Joining Beaton to help start A&M’s valuation services are: Arik Van Zandt, Drew Voth, Brent Sloan, Jason Andrews, Clint Poppins, Michael Locke, and Char Connolly (all formerly of Grant Thornton). Congratulations to A&M and Beaton, et al., on the new move.

April showers bring May BV conferences, fresh from the ASA

It’s springtime in most parts of the country, which heralds the end of the busy tax time and the beginning of an equally productive BV conference season. The American Society of Appraisers (ASA) is kicking off the season on both coasts, with three meetings by various chapters in May, to wit:

  • On May 7th, the ASA and its NYC Chapter hosts the 20th anniversary of the Current Topics in Business Valuation, to be held in New York City. Sessions will cover effective tactics related to IRS Audits, selecting the optimum capital structure for a subject firm, navigating the WACC vs. the IRR in business combinations, and an analysis of quantitative DLOM models outputs. For more information, click here.
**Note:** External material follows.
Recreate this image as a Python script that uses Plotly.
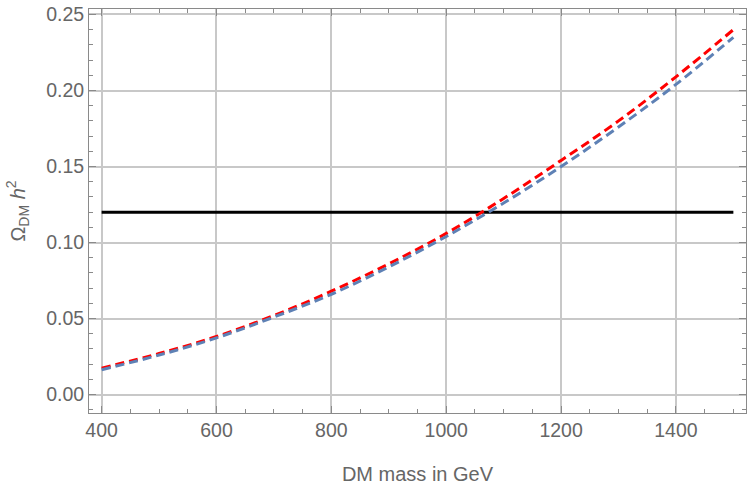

  • On Tuesday May 15th, the national ASA hosts its 7th Annual Fair Value Conference, to be held at the local Los Angeles offices of PricewaterhouseCoopers. The roster of speakers includes nationally recognized experts such as Ben Couch (FASB), Tony Aaron (Ernst & Young), and Jon Isler and Adam Smith (both from PwC). For more information and to register, click here.

  • On Thursday May 17th, the L.A. Chapter of the ASA hosts the U.S. Tax Court Cases Symposium, a multi-disciplinary event to be held in Cerritos, Calif. Offering “the inside scoop” on what goes on inside the federal Tax Court, the event will feature speakers from the IRS as well as appraisal experts Dennis Webb (Primus Valuation) and Carsten Hoffman (FMV Opinions) and attorney Chuck Morris (Albrecht & Barney). To register, click here.

IVSC issues new papers on the cost approach and intangibles

The International Standards Valuation Council has just published two technical information papers (TIPs) on the cost approach and intangible assets. According the IVSC’s most recent e-newsletter, the two new papers “will be available to purchase online shortly from the new IVSC web site, which is almost ready to be launched.”

Also in international BV news, last week the Royal Institute of Chartered Surveyors (RICS) released its 2012 Valuation—Professional Standards (also known as the “Red Book”). The new edition incorporates a number of changes to the existing standards to make them fully compliant with the International Valuation Standards from the IVSC, which itself has no regulatory role.
Who will set the agenda for FASB’s private company council?

A recent summary of current feedback to the FASB’s proposal to establish a Private Company Standards Improvement Council (PCSIC) has just been posted by the Financial Executive Institute (FEI). Of major concern: the so called “veto power” that the FASB’s parent, the Financial Accounting Foundation (FAF), would retain to ratify any of the council’s recommendation to modify GAAP for private companies.

A key related point was who would appoint the chair of any private council; or, possibly more important, who would set the council’s agenda. In light of “pent-up frustration” over past failures to improve GAAP for private companies, many roundtable participants voiced the need for any private company council, once established, to enjoy some “quick successes.” One panelist, from a private equity firm, urged “clarity” and not just cost-relief as a primary objective of any private company proposals. Reducing “disclosure overload,” other panelists noted, might well permit users of private company financial statements “to see the forest for the trees.” At the conclusion of the meeting, FASB chair Leslie Seidman indicated that the board’s next step would be to issue a proposed private company conceptual framework “within a couple of months.”

Want to be published in the United Kingdom?

To support its mission of improving the practice of “business valuation, economic loss analysis, and risk management,” the Journal of Business Valuation and Economic Loss Analysis publishes three categories of manuscripts: the first encompasses both empirical- and conceptual-based topics; the second focuses on describing how to put theory into practice, including case study examples; and the third concerns recent changes in the law. The online journal is published continually throughout the year.